Durante siglos, los dos únicos papeles dignos que podía desempeñar una mujer eran el de esposa, e implícitamente madre, o el de religiosa. Sus padres o tutores, las circunstancias familiares o simplemente temas económicos, determinaban que las mujeres consagrasen su vida a sus maridos o a Dios. Y ambas elecciones implicaban un desembolso económico. Independientemente de la condición social, la mujer que pretendiese casarse debía aportar una dote que recibiría y administraría el marido. El significado de este “pago” difiere de unos autores a otros, yendo desde los que afirman que es una especie de seguro para evitar el repudio -en este caso el marido debería devolver la dote-, hasta los que afirman que es una compensación que recibe el marido por la carga económica que suponen la esposa y los futuros hijos. Todas las versiones del porqué de la dote implican la condición de inferioridad de la mujer e incluso ser objeto de mercadeo. Asimismo, la cuantía de la dote era importante y condicionaba el poder llegar a un acuerdo entre los padres de los contrayentes, y, lógicamente, conseguir un mejor matrimonio -socialmente hablando-. Para que la carga económica no dejara temblando las arcas familiares en el momento de la boda, la República de Florencia estableció en 1425 un fondo público llamado Monte delle doti donde los padres iban haciendo aportaciones desde que sus hijas tenían cinco años para la futura dote. Mención especial en este apartado merece el Papa Urbano VII que, además de tener el triste récord de ser el que menos tiempo ha durado en el cargo –del 15 al 27 de septiembre de 1590-, tuvo el detalle de ordenar que cuando falleciese todos sus bienes fuesen donados a la asociación caritativa Archicofradía de la Anunciación para proporcionar la dote a las niñas de familias pobres.

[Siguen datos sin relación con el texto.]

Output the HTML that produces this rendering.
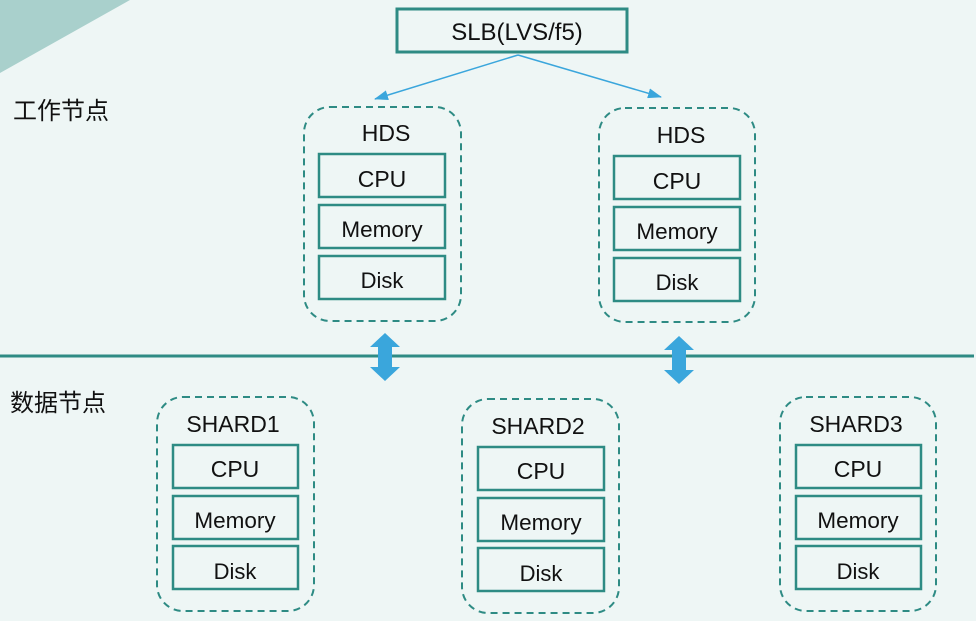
<!DOCTYPE html>
<html><head><meta charset="utf-8"><style>
html,body{margin:0;padding:0;background:#eef6f5;}
svg{display:block}
text{font-family:"Liberation Sans","Noto Sans CJK SC",sans-serif;fill:#111;text-anchor:middle;}
</style></head><body>
<svg width="976" height="621" viewBox="0 0 976 621" xmlns="http://www.w3.org/2000/svg">
<defs>
<marker id="ah" markerWidth="14" markerHeight="10" refX="13" refY="5" orient="auto" markerUnits="userSpaceOnUse">
<path d="M0,0 L14,5 L0,10 Z" fill="#3aa6dc"/></marker>
</defs>
<rect width="976" height="621" fill="#eef6f5"/>
<polygon points="0,0 130,0 0,73" fill="#a9d0cc"/>
<text x="61" y="119" style="font-size:24px;text-anchor:middle">工作节点</text>
<text x="58" y="411" style="font-size:24px;text-anchor:middle">数据节点</text>

<rect x="397" y="9" width="230" height="43" fill="none" stroke="#2e8b84" stroke-width="3"/>
<text x="517" y="40" style="font-size:24px">SLB(LVS/f5)</text>
<line x1="518" y1="55" x2="375" y2="99" stroke="#3aa6dc" stroke-width="1.5" marker-end="url(#ah)"/>
<line x1="518" y1="55" x2="661" y2="97" stroke="#3aa6dc" stroke-width="1.5" marker-end="url(#ah)"/>

<line x1="0" y1="356" x2="974" y2="356" stroke="#2e8b84" stroke-width="3"/>
<polygon points="385,333 400,347 392,347 392,367 400,367 385,381 370,367 378,367 378,347 370,347" fill="#3aa6dc"/>
<polygon points="679,336 694,350 686,350 686,370 694,370 679,384 664,370 672,370 672,350 664,350" fill="#3aa6dc"/>

<g fill="none" stroke="#2e8b84" stroke-width="2" stroke-dasharray="7,5">
<rect x="304" y="107" width="157" height="214" rx="26"/>
<rect x="599" y="108" width="156" height="214" rx="26"/>
<rect x="157" y="397" width="157" height="214" rx="26"/>
<rect x="462" y="399" width="157" height="214" rx="26"/>
<rect x="780" y="397" width="156" height="214" rx="26"/>
</g>
<g fill="none" stroke="#2e8b84" stroke-width="2.5">
<rect x="319" y="154" width="126" height="43"/><rect x="319" y="205" width="126" height="43"/><rect x="319" y="256" width="126" height="43"/>
<rect x="614" y="156" width="126" height="43"/><rect x="614" y="207" width="126" height="43"/><rect x="614" y="258" width="126" height="43"/>
<rect x="173" y="445" width="125" height="43"/><rect x="173" y="496" width="125" height="43"/><rect x="173" y="546" width="125" height="43"/>
<rect x="478" y="447" width="126" height="43"/><rect x="478" y="498" width="126" height="43"/><rect x="478" y="548" width="126" height="43"/>
<rect x="796" y="445" width="125" height="43"/><rect x="796" y="496" width="125" height="43"/><rect x="796" y="546" width="125" height="43"/>
</g>
<g style="font-size:23px">
<text x="386" y="141">HDS</text>
<text x="382" y="187">CPU</text><text x="382" y="237" style="font-size:22.5px">Memory</text><text x="382" y="288" style="font-size:22px">Disk</text>
<text x="681" y="143">HDS</text>
<text x="677" y="189">CPU</text><text x="677" y="239" style="font-size:22.5px">Memory</text><text x="677" y="290" style="font-size:22px">Disk</text>
<text x="233" y="432">SHARD1</text>
<text x="235" y="477">CPU</text><text x="235" y="528" style="font-size:22.5px">Memory</text><text x="235" y="579" style="font-size:22px">Disk</text>
<text x="538" y="434">SHARD2</text>
<text x="541" y="479">CPU</text><text x="541" y="530" style="font-size:22.5px">Memory</text><text x="541" y="581" style="font-size:22px">Disk</text>
<text x="856" y="432">SHARD3</text>
<text x="858" y="477">CPU</text><text x="858" y="528" style="font-size:22.5px">Memory</text><text x="858" y="579" style="font-size:22px">Disk</text>
</g>
</svg>
</body></html>
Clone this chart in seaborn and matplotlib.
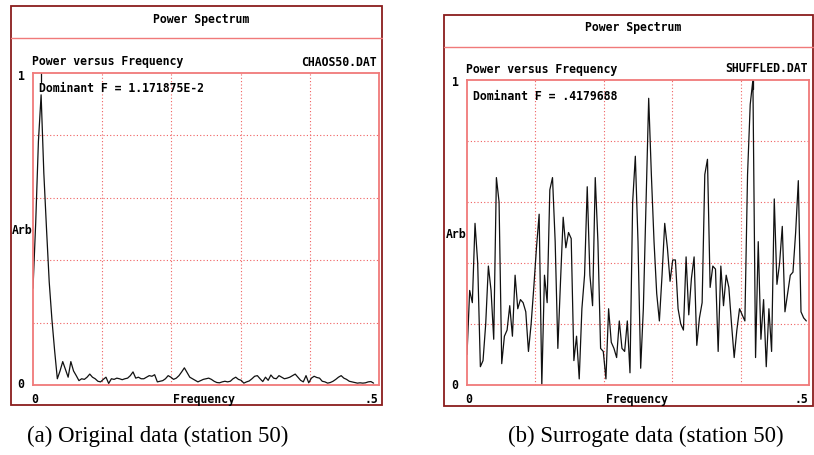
import numpy as np
import pandas as pd
import matplotlib
matplotlib.use("Agg")
import matplotlib.pyplot as plt
import seaborn as sns
from matplotlib.lines import Line2D
from matplotlib.patches import Rectangle

sns.set_theme(style="white")
plt.rcParams['font.family'] = ['DejaVu Sans']

# ---------------- data ----------------
n_samples = 256
original_power = [
    0.31, 0.52, 0.78, 0.93, 0.68, 0.50, 0.33, 0.21, 0.11, 0.02,
    0.045, 0.075, 0.05, 0.025, 0.075, 0.045, 0.03, 0.014, 0.02, 0.018,
    0.025, 0.035, 0.025, 0.02, 0.012, 0.01, 0.018, 0.025, 0.005, 0.02,
    0.018, 0.022, 0.02, 0.017, 0.02, 0.022, 0.03, 0.042, 0.022, 0.025,
    0.02, 0.02, 0.025, 0.03, 0.028, 0.033, 0.01, 0.012, 0.014, 0.02,
    0.03, 0.025, 0.018, 0.022, 0.03, 0.042, 0.055, 0.04, 0.025, 0.02,
    0.015, 0.01, 0.014, 0.018, 0.02, 0.022, 0.018, 0.012, 0.008, 0.007,
    0.01, 0.012, 0.01, 0.012, 0.02, 0.025, 0.018, 0.015, 0.006, 0.01,
    0.013, 0.02, 0.028, 0.03, 0.02, 0.011, 0.025, 0.015, 0.032, 0.022,
    0.02, 0.03, 0.025, 0.02, 0.022, 0.025, 0.03, 0.035, 0.025, 0.015,
    0.01, 0.03, 0.007, 0.022, 0.028, 0.024, 0.022, 0.012, 0.01, 0.006,
    0.008, 0.012, 0.018, 0.025, 0.03, 0.022, 0.018, 0.012, 0.01, 0.008,
    0.006, 0.007, 0.006, 0.007, 0.01, 0.011, 0.006,
]
surrogate_power = [
    0.10, 0.31, 0.27, 0.53, 0.40, 0.06, 0.08, 0.20, 0.39, 0.31,
    0.15, 0.68, 0.60, 0.07, 0.16, 0.18, 0.26, 0.16, 0.36, 0.25,
    0.28, 0.27, 0.24, 0.11, 0.20, 0.32, 0.45, 0.56, 0.00, 0.36,
    0.27, 0.64, 0.68, 0.47, 0.12, 0.34, 0.55, 0.45, 0.50, 0.48,
    0.08, 0.16, 0.02, 0.25, 0.36, 0.65, 0.36, 0.26, 0.68, 0.47,
    0.12, 0.11, 0.02, 0.25, 0.14, 0.12, 0.09, 0.21, 0.12, 0.11,
    0.21, 0.04, 0.60, 0.75, 0.47, 0.055, 0.25, 0.60, 0.94, 0.69,
    0.47, 0.30, 0.21, 0.36, 0.53, 0.45, 0.34, 0.41, 0.41, 0.25,
    0.20, 0.18, 0.42, 0.23, 0.35, 0.42, 0.13, 0.22, 0.27, 0.69,
    0.74, 0.32, 0.39, 0.38, 0.11, 0.39, 0.26, 0.36, 0.32, 0.20,
    0.09, 0.18, 0.25, 0.23, 0.21, 0.69, 0.92, 1.00, 0.09, 0.47,
    0.15, 0.28, 0.06, 0.25, 0.11, 0.61, 0.33, 0.40, 0.52, 0.24,
    0.30, 0.36, 0.37, 0.50, 0.67, 0.24, 0.22, 0.21,
]
panel_titles = ["Power Spectrum", "Power Spectrum"]
file_names = ["CHAOS50.DAT", "SHUFFLED.DAT"]
dominant_labels = ["Dominant F = 1.171875E-2", "Dominant F = .4179688"]
dominant_freqs = [3 / 256, 107 / 256]
captions = ["(a) Original data (station 50)", "(b) Surrogate data (station 50)"]

# ---------------- layout (pixels) ----------------
W, H = 814, 456
fig = plt.figure(figsize=(W / 100, H / 100), dpi=100)
fig.patch.set_facecolor("white")

def fx(x):
    return x / W

def fy(y):
    return 1 - y / H

MONO = dict(family="DejaVu Sans Mono", weight="bold", size=8.3, color="black")
RED = "#f07a7a"
GRID = "#f06060"
BOX = "#8a1c1c"

panels = [
    dict(outer=(11, 7, 382, 406), sep=39, plot=(33, 74, 379, 386),
         title=(201, 19), pvf=(32, 62), fname=(377, 62), one=(21, 76),
         dom=(39, 89), arb=(12, 231), zero_y=(21, 385), xy=400,
         x0=35, freq=204, x5=378),
    dict(outer=(444, 16, 813, 407), sep=48, plot=(467, 81, 809, 386),
         title=(633, 28), pvf=(466, 69), fname=(808, 69), one=(455, 83),
         dom=(473, 97), arb=(446, 235), zero_y=(455, 386), xy=400,
         x0=469, freq=637, x5=808),
]
series = [original_power, surrogate_power]

for i, p in enumerate(panels):
    x0, y0, x1, y1 = p["outer"]
    fig.add_artist(Rectangle((fx(x0), fy(y1)), fx(x1) - fx(x0), fy(y0) - fy(y1),
                             transform=fig.transFigure, fill=False,
                             edgecolor=BOX, linewidth=1.3))
    fig.add_artist(Line2D([fx(x0), fx(x1)], [fy(p["sep"]), fy(p["sep"])],
                          transform=fig.transFigure, color=RED, linewidth=1.0))

    px0, py0, px1, py1 = p["plot"]
    ax = fig.add_axes([fx(px0), fy(py1), fx(px1) - fx(px0), fy(py0) - fy(py1)])
    vals = series[i]
    df = pd.DataFrame({"freq": np.arange(len(vals)) / n_samples, "power": vals})
    sns.lineplot(data=df, x="freq", y="power", ax=ax, color="#111111",
                 linewidth=0.9, estimator=None)
    ax.plot([dominant_freqs[i], dominant_freqs[i]], [1.0, 0.97], color="#111111", lw=0.9)
    ax.set_xlim(0, 0.5)
    ax.set_ylim(0, 1)
    ax.set_xticks([0.1, 0.2, 0.3, 0.4])
    ax.set_yticks([0.2, 0.4, 0.6, 0.8])
    ax.tick_params(length=0, labelbottom=False, labelleft=False)
    ax.grid(True, color=GRID, linestyle=(0, (1, 2)), linewidth=0.8)
    ax.set_xlabel("")
    ax.set_ylabel("")
    ax.set_facecolor("white")
    for s in ax.spines.values():
        s.set_color(RED)
        s.set_linewidth(1.3)

    fig.text(fx(p["title"][0]), fy(p["title"][1]), panel_titles[i], ha="center", va="center", **MONO)
    fig.text(fx(p["pvf"][0]), fy(p["pvf"][1]), "Power versus Frequency", ha="left", va="center", **MONO)
    fig.text(fx(p["fname"][0]), fy(p["fname"][1]), file_names[i], ha="right", va="center", **MONO)
    fig.text(fx(p["one"][0]), fy(p["one"][1]), "1", ha="center", va="center", **MONO)
    fig.text(fx(p["dom"][0]), fy(p["dom"][1]), dominant_labels[i], ha="left", va="center", **MONO)
    fig.text(fx(p["arb"][0]), fy(p["arb"][1]), "Arb", ha="left", va="center", **MONO)
    fig.text(fx(p["zero_y"][0]), fy(p["zero_y"][1]), "0", ha="center", va="center", **MONO)
    fig.text(fx(p["x0"]), fy(p["xy"]), "0", ha="center", va="center", **MONO)
    fig.text(fx(p["freq"]), fy(p["xy"]), "Frequency", ha="center", va="center", **MONO)
    fig.text(fx(p["x5"]), fy(p["xy"]), ".5", ha="right", va="center", **MONO)

fig.text(fx(158), fy(436), captions[0], ha="center", va="center",
         family="Liberation Serif", size=16.5, color="black")
fig.text(fx(646), fy(436), captions[1], ha="center", va="center",
         family="Liberation Serif", size=16.5, color="black")

fig.savefig("out.png", dpi=100, facecolor="white")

Y como os decía al comienzo, también dedicarse a la vida religiosa tenía su coste. Aunque mucho menor que la dote, la mayoría de las órdenes también exigían una cantidad económica para aceptar a las adolescentes. La mayoría de los conventos femeninos no tenían medios propios de subsistencia y vivían de las donaciones de terceros (bienes dejados en herencia por los feligreses, donaciones “pro anima” -para salvación de las almas del donante o algún familiar-, pagos por ser enterrado en los terrenos del convento…) y las aportaciones que hacían las nuevas religiosas. De esta forma, también se evitaba que muchas criaturas fueran abandonadas a las puertas de los conventos para que las religiosas las criasen. Por tanto, y debido a este canon de inscripción, no es de extrañar que la mayoría de las monjas en la Edad Media fuesen hijas de nobles o de familias acaudaladas, y que la vida religiosa no era una opción para salir de la pobreza.